Reps. Debbie Wasserman Schultz and Alcee Hastings have praised the federal windfall, saying it will create jobs, promote sustainability, and make getting around downtown less horrible. But will a few shiny new street cars and information kiosks cut through a deeply ingrained driving culture and reinvent transportation?

Randal O'Toole, a scholar with libertarian think-tank the Cato Institute, says absolutely not. "I like to call it faith-based transportation planning," he tells New Times. "They don't consider reality. All the planners consider is what they wish people would do."

A report recently written by O'Toole called "The Great Streetcar Conspiracy" argues that streetcars, monorails, light rails, and whatever else you want to call them are an elaborate ruse concocted by engineering firms, contractors, and elected officials to bilk billions in tax dollars.

O'Toole argues that those who support these types of projects focus on two alleged benefits: that streetcars spur local economic development and that they provide service that's superior to buses.

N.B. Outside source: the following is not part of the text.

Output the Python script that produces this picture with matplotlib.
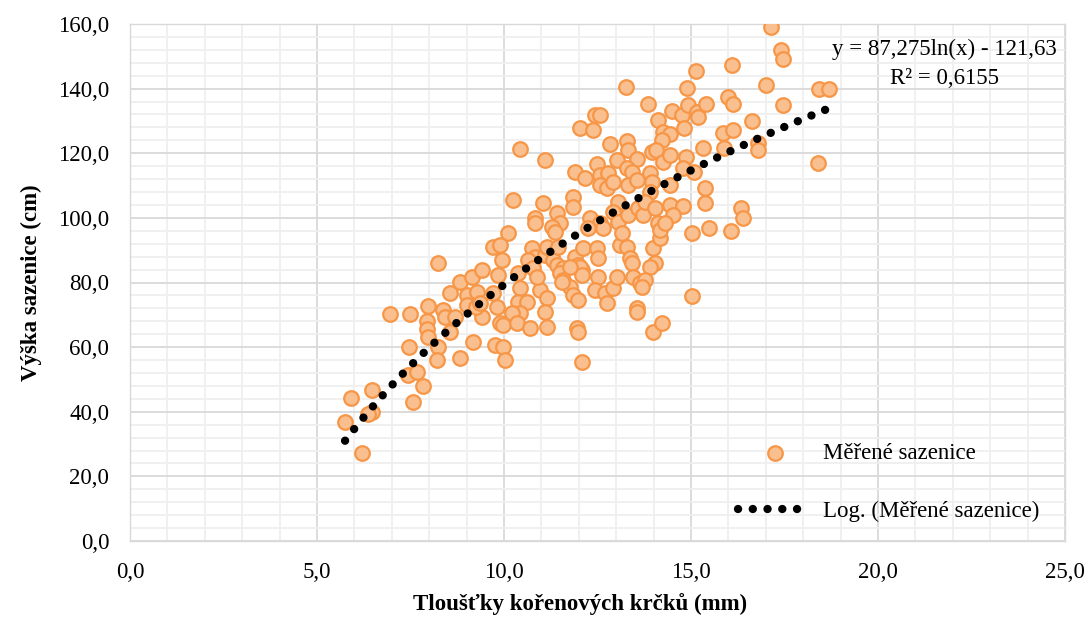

The economic development benefits, he says, are a hoax based around misleading figures often cited from Portland's rail project, which don't account for the "hundreds of millions of dollars of infrastructure subsidies, tax breaks, and other incentives to build in the streetcar corridor."

It's not that O'Toole is flat-out opposed to public transportation as a whole. His beef is mainly with city rail projects that carry exorbitant price tags and can't be modified after completion.

"Buses are so much better than trains in every situation except Manhattan... Buses can carry and move more people faster and for less money," he says. "Because buses can diverge routes from main corridors, they can serve a lot of different neighborhoods. With trains, it's really expensive to build rails, so they build one track and expect everyone to get off at a stop, then take a bus to their destination."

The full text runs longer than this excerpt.